A longtime favorite answer on Microsoft database exams is to use surrogate keys in all entities. As mentioned previously, there are several benefits to doing this.

A foreign key is used to tie one entity to the primary key or unique data value of another entity. The relationship is created for the purpose of creating a dependency between the entities. A single attribute or combination of attributes can act as a foreign key depending on the makeup of the referenced primary key. A foreign key doesn't have to be unique. In fact, foreign keys are often in a many-to-one relationship with a primary key in another entity. Foreign key values* should be copies of the primary key values. No value in the foreign key, except a null value, should ever exist unless the same value exists in the primary key of the referenced entity.

A foreign key works in conjunction with a primary key or some other unique attribute to enforce referential integrity among entities. A relationship is created to enforce referential integrity between these two related entities. Foreign key connections may not be fully recognized for the model until you begin to look at the interrelationships of the entities. After a relationship is defined, the connection developed for the relationship will contain the foreign key pointing to the correlated primary key attribute.
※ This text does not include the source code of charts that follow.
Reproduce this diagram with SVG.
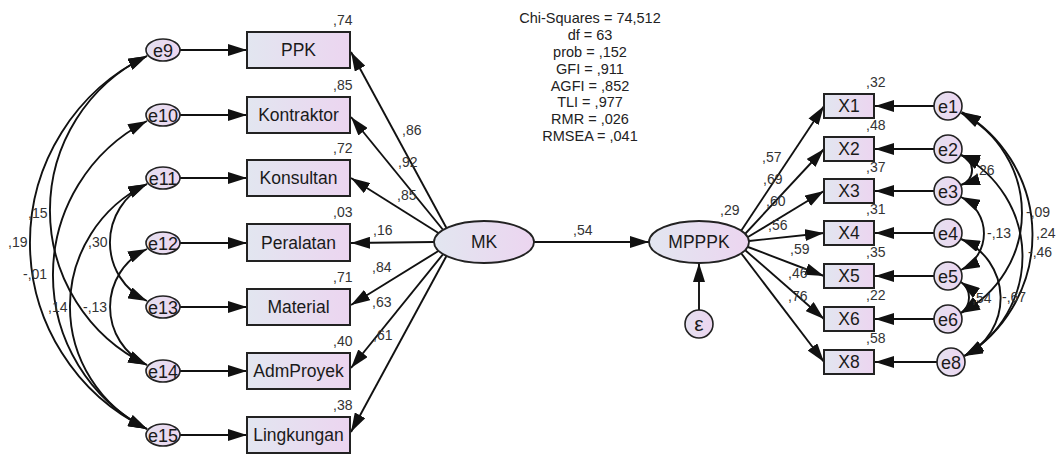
<svg xmlns="http://www.w3.org/2000/svg" width="1057" height="455" viewBox="0 0 1057 455">
<defs>
<linearGradient id="g" x1="0" y1="0" x2="1" y2="0">
<stop offset="0" stop-color="#e2e6f0"/>
<stop offset="1" stop-color="#ecd5f0"/>
</linearGradient>
<linearGradient id="ge" x1="0" y1="0" x2="1" y2="0">
<stop offset="0" stop-color="#e4e0f0"/>
<stop offset="1" stop-color="#edd6f0"/>
</linearGradient>
<marker id="ah" markerUnits="userSpaceOnUse" markerWidth="19" markerHeight="12" viewBox="0 0 19 12" refX="19" refY="6" orient="auto-start-reverse">
<path d="M0,0 L19,6 L0,12 z" fill="#111"/>
</marker>
</defs>
<style>
.box{fill:url(#g);stroke:#222;stroke-width:2}
.lat{fill:url(#g);stroke:#222;stroke-width:1.8}
.err{fill:url(#ge);stroke:#222;stroke-width:1.6}
.nt{font-family:"Liberation Sans",Arial,sans-serif;font-size:17.5px;fill:#1a1a1a;text-anchor:middle}
.et{font-family:"Liberation Sans",Arial,sans-serif;font-size:18px;fill:#1a1a1a;text-anchor:middle}
.num{font-family:"Liberation Sans",Arial,sans-serif;font-size:14px;fill:#333}
.fit{font-family:"Liberation Sans",Arial,sans-serif;font-size:14.5px;fill:#222;text-anchor:middle}
.ar{fill:none;stroke:#111;stroke-width:1.9;marker-end:url(#ah)}
.cov{fill:none;stroke:#111;stroke-width:1.9;marker-start:url(#ah);marker-end:url(#ah)}
</style>
<rect width="1057" height="455" fill="#fff"/>

<g id="connectors">
<path class="ar" d="M180,50 L247,50"/>
<path class="ar" d="M180,115 L247,115"/>
<path class="ar" d="M180,178 L247,178"/>
<path class="ar" d="M180,243 L247,243"/>
<path class="ar" d="M180,307 L247,307"/>
<path class="ar" d="M180,371 L247,371"/>
<path class="ar" d="M180,435 L247,435"/>
<path class="ar" d="M447,229 L351,52"/>
<path class="ar" d="M444,231 L351,117"/>
<path class="ar" d="M440,234 L351,178"/>
<path class="ar" d="M434,242 L351,243"/>
<path class="ar" d="M440,250 L351,305"/>
<path class="ar" d="M444,253 L351,368"/>
<path class="ar" d="M447,255 L351,432"/>
<path class="ar" d="M534,242 L649,242"/>
<path class="ar" d="M699,310 L699,263"/>
<path class="ar" d="M741,231 L824,106"/>
<path class="ar" d="M745,234 L824,149"/>
<path class="ar" d="M748,237 L824,191"/>
<path class="ar" d="M749,241 L824,233"/>
<path class="ar" d="M748,247 L824,276"/>
<path class="ar" d="M745,250 L824,319"/>
<path class="ar" d="M741,253 L824,362"/>
<path class="ar" d="M934,106 L875,106"/>
<path class="ar" d="M934,149 L875,149"/>
<path class="ar" d="M934,191 L875,191"/>
<path class="ar" d="M934,233 L875,233"/>
<path class="ar" d="M934,276 L875,276"/>
<path class="ar" d="M934,319 L875,319"/>
<path class="ar" d="M937,362 L875,362"/>
<path class="cov" d="M147,56 A207.1,207.1 0 0 0 147,429"/>
<path class="cov" d="M147,56 A171.5,171.5 0 0 0 147,365"/>
<path class="cov" d="M147,121 A173.1,173.1 0 0 0 147,429"/>
<path class="cov" d="M147,184 A135.9,135.9 0 0 0 147,429"/>
<path class="cov" d="M147,184 A64.7,64.7 0 0 0 147,301"/>
<path class="cov" d="M147,249 A64,64 0 0 0 147,365"/>
<path class="cov" d="M961,155 A15.7,15.7 0 0 1 961,185"/>
<path class="cov" d="M961,197 A40.5,40.5 0 0 1 961,270"/>
<path class="cov" d="M961,282 A19,19 0 0 1 961,313"/>
<path class="cov" d="M961,239 A64,64 0 0 1 964,356"/>
<path class="cov" d="M961,113 A112.5,112.5 0 0 1 961,313"/>
<path class="cov" d="M961,155 A114.2,114.2 0 0 1 964,356"/>
<path class="cov" d="M962,112 A142.4,142.4 0 0 1 965,356"/>
</g>

<g id="e9"><ellipse class="err" cx="163" cy="50" rx="17" ry="11"/><text class="et" x="163" y="56.5">e9</text></g>
<g id="e10"><ellipse class="err" cx="163" cy="115" rx="17" ry="11"/><text class="et" x="163" y="121.5">e10</text></g>
<g id="e11"><ellipse class="err" cx="163" cy="178" rx="17" ry="11"/><text class="et" x="163" y="184.5">e11</text></g>
<g id="e12"><ellipse class="err" cx="163" cy="243" rx="17" ry="11"/><text class="et" x="163" y="249.5">e12</text></g>
<g id="e13"><ellipse class="err" cx="163" cy="307" rx="17" ry="11"/><text class="et" x="163" y="313.5">e13</text></g>
<g id="e14"><ellipse class="err" cx="163" cy="371" rx="17" ry="11"/><text class="et" x="163" y="377.5">e14</text></g>
<g id="e15"><ellipse class="err" cx="163" cy="435" rx="17" ry="11"/><text class="et" x="163" y="441.5">e15</text></g>

<g id="PPK"><rect class="box" x="247" y="32" width="103" height="36"/><text class="nt" x="298.5" y="56">PPK</text><text class="num" x="333" y="25">,74</text></g>
<g id="Kontraktor"><rect class="box" x="247" y="97" width="103" height="36"/><text class="nt" x="298.5" y="121">Kontraktor</text><text class="num" x="333" y="90">,85</text></g>
<g id="Konsultan"><rect class="box" x="247" y="160" width="103" height="36"/><text class="nt" x="298.5" y="184">Konsultan</text><text class="num" x="333" y="153">,72</text></g>
<g id="Peralatan"><rect class="box" x="247" y="224" width="103" height="37"/><text class="nt" x="298.5" y="249">Peralatan</text><text class="num" x="333" y="217">,03</text></g>
<g id="Material"><rect class="box" x="247" y="289" width="103" height="36"/><text class="nt" x="298.5" y="313">Material</text><text class="num" x="333" y="282">,71</text></g>
<g id="AdmProyek"><rect class="box" x="247" y="353" width="103" height="36"/><text class="nt" x="298.5" y="377">AdmProyek</text><text class="num" x="333" y="346">,40</text></g>
<g id="Lingkungan"><rect class="box" x="247" y="417" width="103" height="36"/><text class="nt" x="298.5" y="441">Lingkungan</text><text class="num" x="333" y="410">,38</text></g>

<g id="MK"><ellipse class="lat" cx="484" cy="242" rx="50" ry="21"/><text class="nt" x="484" y="248">MK</text></g>
<g id="MPPPK"><ellipse class="lat" cx="699" cy="242" rx="50" ry="21"/><text class="nt" x="699" y="248">MPPPK</text><text class="num" x="720" y="215">,29</text></g>
<g id="eps"><circle class="err" cx="699" cy="324" r="14"/><text class="et" x="699" y="331" style="font-size:21px">ε</text></g>

<g id="X1"><rect class="box" x="824" y="94" width="50" height="24"/><text class="nt" x="849" y="112">X1</text><text class="num" x="866" y="87">,32</text></g>
<g id="X2"><rect class="box" x="824" y="137" width="50" height="24"/><text class="nt" x="849" y="155">X2</text><text class="num" x="866" y="130">,48</text></g>
<g id="X3"><rect class="box" x="824" y="179" width="50" height="24"/><text class="nt" x="849" y="197">X3</text><text class="num" x="866" y="172">,37</text></g>
<g id="X4"><rect class="box" x="824" y="221" width="50" height="24"/><text class="nt" x="849" y="239">X4</text><text class="num" x="866" y="214">,31</text></g>
<g id="X5"><rect class="box" x="824" y="264" width="50" height="24"/><text class="nt" x="849" y="282">X5</text><text class="num" x="866" y="257">,35</text></g>
<g id="X6"><rect class="box" x="824" y="307" width="50" height="24"/><text class="nt" x="849" y="325">X6</text><text class="num" x="866" y="300">,22</text></g>
<g id="X8"><rect class="box" x="824" y="350" width="50" height="24"/><text class="nt" x="849" y="368">X8</text><text class="num" x="866" y="343">,58</text></g>

<g id="e1"><circle class="err" cx="948" cy="106" r="14"/><text class="et" x="948" y="112.5">e1</text></g>
<g id="e2"><circle class="err" cx="948" cy="149" r="14"/><text class="et" x="948" y="155.5">e2</text></g>
<g id="e3"><circle class="err" cx="948" cy="191" r="14"/><text class="et" x="948" y="197.5">e3</text></g>
<g id="e4"><circle class="err" cx="948" cy="233" r="14"/><text class="et" x="948" y="239.5">e4</text></g>
<g id="e5"><circle class="err" cx="948" cy="276" r="14"/><text class="et" x="948" y="282.5">e5</text></g>
<g id="e6"><circle class="err" cx="948" cy="319" r="14"/><text class="et" x="948" y="325.5">e6</text></g>
<g id="e8"><circle class="err" cx="951" cy="362" r="14"/><text class="et" x="951" y="368.5">e8</text></g>

<g id="labels">
<text class="num" x="402" y="135">,86</text>
<text class="num" x="398" y="167">,92</text>
<text class="num" x="397" y="200">,85</text>
<text class="num" x="373" y="235">,16</text>
<text class="num" x="372" y="272">,84</text>
<text class="num" x="372" y="307">,63</text>
<text class="num" x="373" y="340">,61</text>
<text class="num" x="573" y="235">,54</text>
<text class="num" x="762" y="162">,57</text>
<text class="num" x="763" y="184">,69</text>
<text class="num" x="766" y="206">,60</text>
<text class="num" x="768" y="230">,56</text>
<text class="num" x="790" y="254">,59</text>
<text class="num" x="788" y="278">,46</text>
<text class="num" x="788" y="301">,76</text>
<text class="num" x="28" y="218">,15</text>
<text class="num" x="8" y="247">,19</text>
<text class="num" x="23" y="279">-,01</text>
<text class="num" x="48" y="312">,14</text>
<text class="num" x="88" y="247">,30</text>
<text class="num" x="83" y="312">-,13</text>
<text class="num" x="975" y="175">,26</text>
<text class="num" x="987" y="238">-,13</text>
<text class="num" x="972" y="303">,54</text>
<text class="num" x="1002" y="302">-,67</text>
<text class="num" x="1026" y="217">-,09</text>
<text class="num" x="1036" y="238">,24</text>
<text class="num" x="1028" y="257">-,46</text>
</g>

<g id="fit">
<text class="fit" x="590" y="23">Chi-Squares = 74,512</text>
<text class="fit" x="590" y="40">df = 63</text>
<text class="fit" x="590" y="57">prob = ,152</text>
<text class="fit" x="590" y="74">GFI = ,911</text>
<text class="fit" x="590" y="91">AGFI = ,852</text>
<text class="fit" x="590" y="107">TLI = ,977</text>
<text class="fit" x="590" y="124">RMR = ,026</text>
<text class="fit" x="590" y="141">RMSEA = ,041</text>
</g>
</svg>
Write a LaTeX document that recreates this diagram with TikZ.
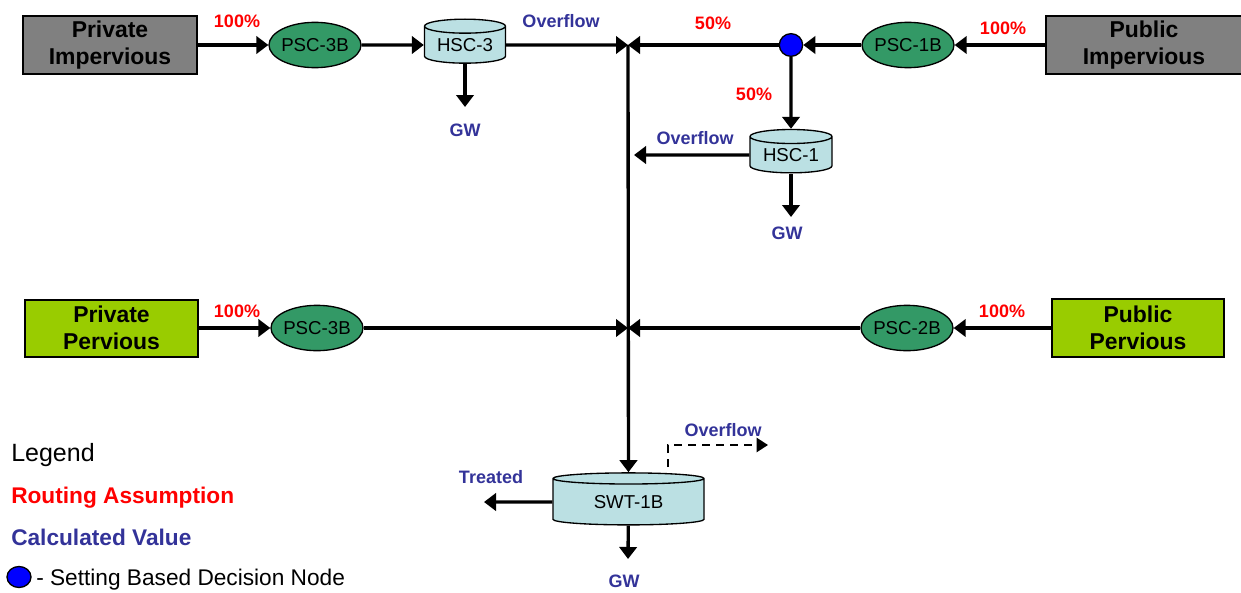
\documentclass[tikz,border=0pt]{standalone}
\usepackage{fontspec}
\setmainfont{Liberation Sans}
\usetikzlibrary{arrows.meta,shapes.geometric}
\definecolor{imperv}{RGB}{128,128,128}
\definecolor{perv}{RGB}{153,204,0}
\definecolor{bmpgreen}{RGB}{51,153,102}
\definecolor{tankblue}{RGB}{187,224,227}
\definecolor{calcblue}{RGB}{51,51,153}
\definecolor{routered}{RGB}{255,0,0}
\definecolor{deciblue}{RGB}{0,0,255}
\begin{document}
\begin{tikzpicture}[x=0.75pt,y=-0.75pt,
  area/.style={draw=black, line width=1.5pt, align=center, inner sep=0pt,
    font=\fontsize{17.2}{20}\selectfont\bfseries},
  imparea/.style={area, fill=imperv},
  perarea/.style={area, fill=perv},
  bmp/.style={ellipse, draw=black, line width=1pt, fill=bmpgreen, inner sep=-4pt,
    minimum width=69pt, minimum height=34pt, font=\fontsize{14}{16}\selectfont},
  tank/.style={cylinder, shape border rotate=90, draw=black, line width=1pt,
    fill=tankblue, inner sep=0pt, font=\fontsize{14}{16}\selectfont},
  flow/.style={line width=2.5pt, -{Triangle[length=9pt,width=13pt]}},
  spill/.style={line width=1.7pt, dash pattern=on 6pt off 4.5pt,
    -{Triangle[length=8.5pt,width=10.5pt]}},
  route/.style={text=routered, inner sep=0pt, font=\fontsize{13.5}{16}\selectfont\bfseries},
  calc/.style={text=calcblue, inner sep=0pt, font=\fontsize{13.5}{16}\selectfont\bfseries},
  decision/.style={ellipse, draw=black, line width=1pt, fill=deciblue, inner sep=0pt,
    minimum width=17.5pt, minimum height=17pt},
]
\useasboundingbox (0,0) rectangle (1241,592);

% source areas
\node[imparea, minimum width=130.5pt, minimum height=43.5pt] (priImp) at (110,45) {Private\\Impervious};
\node[imparea, minimum width=147pt, minimum height=43.5pt] (pubImp) at (1144,45) {Public\\Impervious};
\node[perarea, minimum width=129.75pt, minimum height=42.75pt] (priPer) at (111.5,328) {Private\\Pervious};
\node[perarea, minimum width=129pt, minimum height=43pt] (pubPer) at (1138,328) {Public\\Pervious};

% treatment elements
\node[bmp] (psc3a) at (315,45) {PSC-3B};
\node[tank, minimum width=60.75pt, minimum height=33pt, aspect=0.25] (hsc3) at (465,45) {HSC-3};
\node[decision] (split) at (791,45) {};
\node[bmp] (psc1b) at (908,45) {PSC-1B};
\node[tank, minimum width=61.5pt, minimum height=32.5pt, aspect=0.25] (hsc1) at (791,155) {HSC-1};
\node[bmp] (psc3b) at (317,328) {PSC-3B};
\node[bmp] (psc2b) at (907,328) {PSC-2B};
\node[tank, minimum width=113.25pt, minimum height=39pt, aspect=0.16] (swt) at (628.5,502) {SWT-1B};

% junctions and free ends
\coordinate (jtop) at (628,45);
\coordinate (jmid) at (628,328);
\coordinate (gw3end) at (465,107);
\coordinate (gw1end) at (791,217);
\coordinate (ovf1end) at (634,155);
\coordinate (treatEnd) at (484,502);
\coordinate (gwsEnd) at (628,559);
\coordinate (spillStart) at (668,467);
\coordinate (spillEnd) at (768,445);

% top row
\draw[flow] (priImp) -- (psc3a);
\draw[flow] (psc3a) -- (hsc3);
\draw[flow] (hsc3) -- (jtop);
\draw[flow] (pubImp) -- (psc1b);
\draw[flow] (psc1b) -- (split);
\draw[flow] (split) -- (jtop);
\draw[flow] (split) -- (hsc1);
\draw[flow] (hsc3) -- (gw3end);
\draw[flow] (hsc1) -- (gw1end);
\draw[flow] (hsc1) -- (ovf1end);

% middle row
\draw[flow] (priPer) -- (psc3b);
\draw[flow] (psc3b) -- (jmid);
\draw[flow] (pubPer) -- (psc2b);
\draw[flow] (psc2b) -- (jmid);

% trunk and stormwater treatment
\draw[flow] (jtop) -- (swt);
\draw[flow] (swt) -- (treatEnd);
\draw[flow] (swt) -- (gwsEnd);
\draw[spill] (spillStart) |- (spillEnd);

% labels
\node[route] (r1) at (237,21) {100\%};
\node[calc] (ovf3) at (561,21) {Overflow};
\node[route] (r2) at (713,23) {50\%};
\node[route] (r3) at (1003,28) {100\%};
\node[route] (r4) at (754,94) {50\%};
\node[calc] (gw3) at (465,130) {GW};
\node[calc] (ovf1) at (695,138) {Overflow};
\node[calc] (gw1) at (787,233) {GW};
\node[route] (r5) at (237,311) {100\%};
\node[route] (r6) at (1002,311) {100\%};
\node[calc] (ovfs) at (723,430) {Overflow};
\node[calc] (treated) at (491,477) {Treated};
\node[calc] (gws) at (624,581) {GW};

% legend
\node[anchor=base west, inner sep=0pt, font=\fontsize{18.75}{22}\selectfont] (legTitle) at (11,461.7) {Legend};
\node[route, anchor=base west, font=\fontsize{17}{20}\selectfont\bfseries] (legRoute) at (11,503.3) {Routing Assumption};
\node[calc, anchor=base west, font=\fontsize{17}{20}\selectfont\bfseries] (legCalc) at (11,545) {Calculated Value};
\node[decision, minimum width=18pt, minimum height=15.75pt] (legDot) at (19,577) {};
\node[anchor=base west, inner sep=0pt, font=\fontsize{17}{20}\selectfont] (legDotText) at (36,585) {- Setting Based Decision Node};
\end{tikzpicture}
\end{document}
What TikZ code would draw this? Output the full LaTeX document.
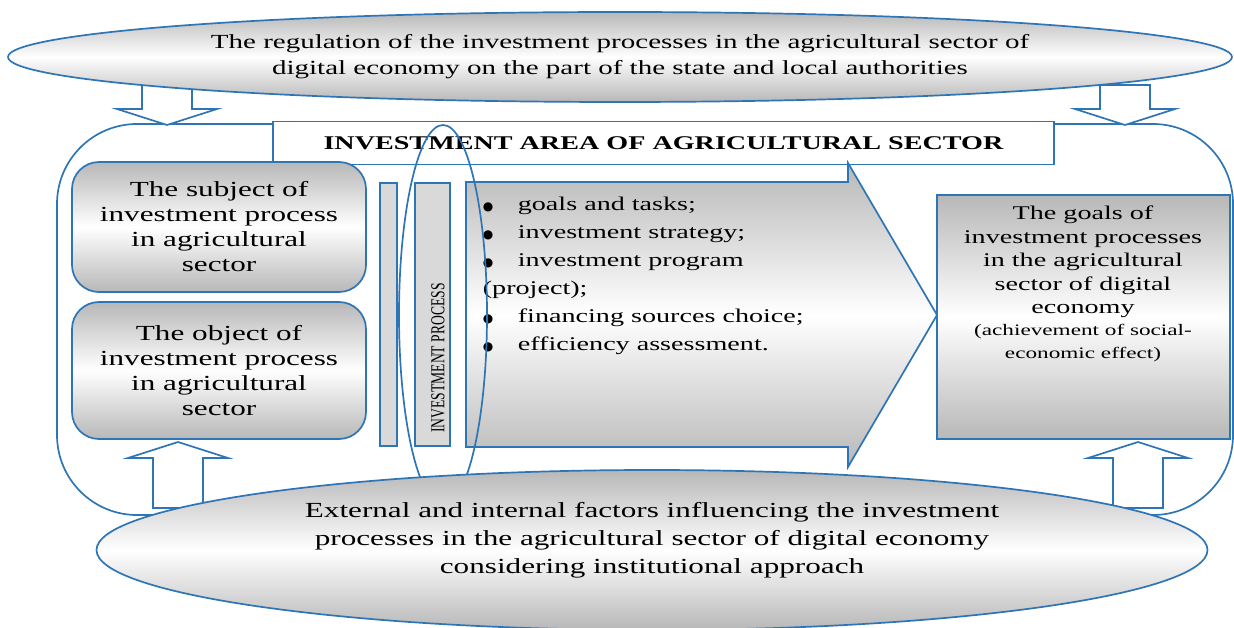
\documentclass[tikz,border=0pt]{standalone}
\usepackage{fontspec}
\setmainfont{Liberation Serif}[FakeStretch=1.45]
\newfontfamily\dotfont{DejaVu Sans}
\usetikzlibrary{shapes.geometric}
\definecolor{lineblue}{RGB}{46,117,182}
\newcommand\listdot{\makebox[35pt][l]{\fontsize{12}{12}\dotfont ●}}

\begin{document}
\begin{tikzpicture}[
		x=1pt, y=-1pt,
		line width=1.7pt,
		every node/.style={align=center, inner sep=0pt},
		frame/.style={draw=lineblue},
		greyfill/.style={top color=black!28, bottom color=black!28, middle color=white},
		oval/.style={ellipse, frame, greyfill},
		sidebox/.style={frame, greyfill, rounded corners=27pt, minimum width=294pt},
		bar/.style={frame, fill=black!15},
		bigtext/.style={font=\fontsize{20}{26}\selectfont},
		fatarrow/.pic={\draw[frame, fill=white] (-25,-#1) -- (-25,-16) -- (-50,-16) -- (0,0) -- (50,-16) -- (25,-16) -- (25,-#1) -- cycle;}
		]
		\useasboundingbox (0,0) rectangle (1234,628);
		\draw[frame, rounded corners=80pt] (57,124) rectangle (1233,515);

		% influence of the state
		\pic at (167,125) {fatarrow=40};
		\pic at (1125,125) {fatarrow=40};
		\node[oval, bigtext, minimum width=1224pt, minimum height=90pt] (regulation) at (620,57)
			{The regulation of the investment processes in the agricultural sector of\\
			digital economy on the part of the state and local authorities};

		\node[frame, fill=white, minimum width=781pt, minimum height=43pt, font=\fontsize{19.4}{19.4}\selectfont\bfseries] (area) at (663.5,143)
			{INVESTMENT AREA OF AGRICULTURAL SECTOR};

		\node[sidebox, minimum height=130pt, font=\fontsize{21.5}{25}\selectfont] (subject) at (219,227)
			{The subject of\\ investment process\\ in agricultural\\ sector};
		\node[sidebox, minimum height=137pt, font=\fontsize{21.5}{25}\selectfont] (object) at (219,370.5)
			{The object of\\ investment process\\ in agricultural\\ sector};

		\draw[bar] (380,183) rectangle (397,446);
		\draw[bar] (415,183) rectangle (450,446);
		\node[rotate=90, font=\fontsize{13.6}{13.6}\selectfont] (proclabel) at (438,358)
			{\scalebox{0.69}[1.45]{INVESTMENT PROCESS}};

		\draw[frame, greyfill] (466,182) -- (848,182) -- (848,163) -- (937,315) -- (848,467) -- (848,447) -- (466,447) -- cycle;
		\node[anchor=north west, align=left, font=\fontsize{19.4}{28}\selectfont] (steps) at (482,196)
			{\listdot goals and tasks;\\
			\listdot investment strategy;\\
			\listdot investment program\\
			(project);\\
			\listdot financing sources choice;\\
			\listdot efficiency assessment.};

		\draw[frame, greyfill] (937,195) rectangle (1230,439);
		\node[anchor=north, font=\fontsize{19.4}{23.5}\selectfont] (goals) at (1083,205)
			{The goals of\\ investment processes\\ in the agricultural\\ sector of digital\\ economy\\[-2pt]
			{\fontsize{16}{20}\selectfont (achievement of social-}\\
			{\fontsize{16}{20}\selectfont economic effect)}};

		\node[ellipse, frame, minimum width=88pt, minimum height=380pt] (process) at (443,315) {};

		% factors from below
		\pic[yscale=-1] at (178,442) {fatarrow=66};
		\pic[yscale=-1] at (1138,442) {fatarrow=66};
		\node[oval, minimum width=1111pt, minimum height=160pt] (factors) at (652,550) {};
		\node[font=\fontsize{21.5}{28}\selectfont] (factorstext) at (652,540)
			{External and internal factors influencing the investment\\
			processes in the agricultural sector of digital economy\\
			considering institutional approach};
	\end{tikzpicture}
\end{document}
For a foreign key to be created, a primary key must first be properly defined. Once defined, this primary key can be referenced by the foreign key. To quickly summarize the use of primary keys, keep the following in mind:

Primary keys consist of sets of attributes whose values uniquely identify the rows in an entity.
Primary keys give an ID to a row. They make the row unique throughout the entity. This means that rows can easily be located by this identifier.
Primary keys can be used only for columns or attributes that don't allow empty entries. Allowing empty values would mean that a row would not be uniquely identified.
The attribute chosen to hold a primary key must have values unique throughout the entity.

Foreign keys help in the relational process between two entities. When a primary key is created on a parent entity, it is connected to another entity by linking to the other entity's foreign key. For example, in an invoice situation, there are usually two entities: one for invoice general information and the other for invoice details. The invoice details would contain a hook on to the invoice general entity through the use of a foreign key, potentially the invoice number or a surrogate key.

Keys are usually created as part of the table creation process, but they can be added to the table after the initial generation. The syntax for the creation of keys and their association to tables are discussed in Chapter 3.

Before we are ready to draw all relationships into the model, the data model should begin a process of normalization. Some of the relationships can no doubt already be seen; however, when normalization standards are applied to the model, more relationships may be found. Only after the model has been fully normalized will you have a complete view of the entity relationships.